Schiff, asked if Rudolph W. Giuliani, Trump’s personal lawyer and a central figure in the impeachment storm, would also be called to testify, said it was too soon to say.

“I don’t want to commit myself to that at this point,” he said on NBC’s “Meet the Press.” “We certainly need to do a lot of work to find out what Giuliani has been doing in Ukraine.”

Giuliani, a private citizen who claims the State Department approved his back-channel dealings with Ukrainian officials on Trump’s behalf, said during a testy exchange on ABC’s “This Week” that he “wouldn’t cooperate” with Schiff.

He derided Schiff, who has served nearly two decades in the House, as an “illegitimate chairman” who “wants to hang the president.”

Stephen Miller, a senior White House aide who has mounted scorched-earth campaigns for Trump’s controversial immigration crackdown, branded the whistleblower’s complaint a “little Nancy Drew novel” that “drips with condemnation, condescension and contempt for the president.”

Appearing on “Fox News Sunday,” Miller called the whistleblower “a saboteur trying to undermine a democratically elected government,” and endorsed Trump’s menacing characterization of the whistleblower — made in a closed-door meeting in New York last week — as “close to a spy.”

The acting director of national intelligence, Joseph Maguire, told Schiff’s committee last week that the whistleblower, who is reportedly a CIA analyst who was assigned to the White House, had acted “in good faith” and had followed the law.

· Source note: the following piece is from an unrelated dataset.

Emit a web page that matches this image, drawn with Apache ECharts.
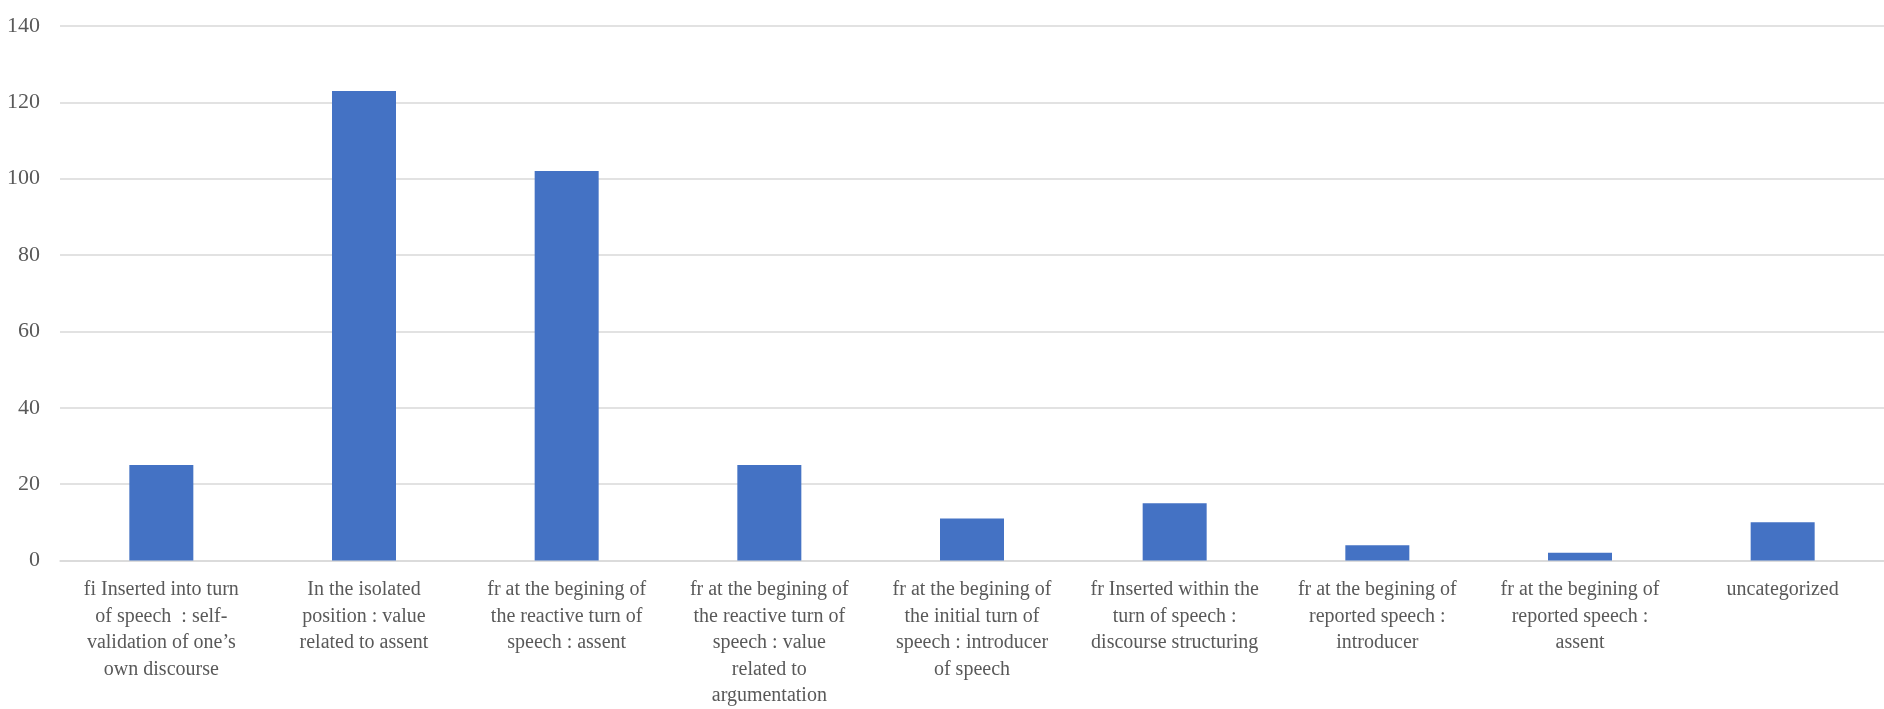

Republicans have generally stood behind Trump, but in an administration beset by near-constant turnover and turmoil, some former White House officials began to venture criticism.

Trump’s former homeland security advisor, Tom Bossert, told ABC’s “This Week” that “it is a bad day and a bad week for the president and for this country if he is asking for political dirt on an opponent.”

But Trump’s staunchest congressional supporters — including Sen. Lindsey Graham, (R-S.C.), who once called Biden “as good a man as God ever created” — sought to counter allegations against Trump by insisting it was the Democratic presidential candidate whose actions needed investigating.

Giuliani and other Trump supporters have repeatedly claimed that in 2016, Biden, then vice president, acted improperly to help his son, Hunter, by pushing for the firing of Ukraine’s prosecutor general, the country’s senior law enforcement official.

The prosecutor, Viktor Shokin, was ousted at the request of not only the Obama administration but also the European Union and the International Monetary Fund, who were seeking to stem corruption in Ukraine and believed Shokin was obstructing that work.

Shokin had once looked into the oligarch who owned Burisma, the energy company that had given a lucrative job to Hunter Biden, but the younger Biden was not the target or accused of any wrongdoing. In any case, the probe was already dormant when Shokin was pushed out.

Graham said on “Face the Nation” Sunday that “I love Joe Biden” but added, “somebody ought to look at whether or not Joe Biden had the prosecutor fired, and in a proper way.” Graham also said the whistleblower’s complaint “smells to high heaven.”

Sen. Christopher S. Murphy (D-Conn.), who recently traveled to Ukraine, said attacks on the former vice president were groundless, noting that no evidence of any criminal conduct has emerged in either Ukraine or the U.S.

“All these insinuations around Joe Biden — there is zero evidence for the claims the president is making,” Murphy said, describing them as a deliberate attempt to distract attention from Trump’s own comments in his July phone call to Zelensky.

“The whistleblower complaint is absolutely credible, but frankly you don’t need it because you have a transcript of a conversation in which the president of the United States tried to convince a foreign leader to interfere in the 2020 election,” he said.

“And you have Rudy Giuliani on TV every morning and every night, openly admitting that as an agent of the president’s campaign, he has been coordinating with the State Department in order to try to perpetuate the president’s political agenda,” Murphy added. “This is not allowable in a democracy.”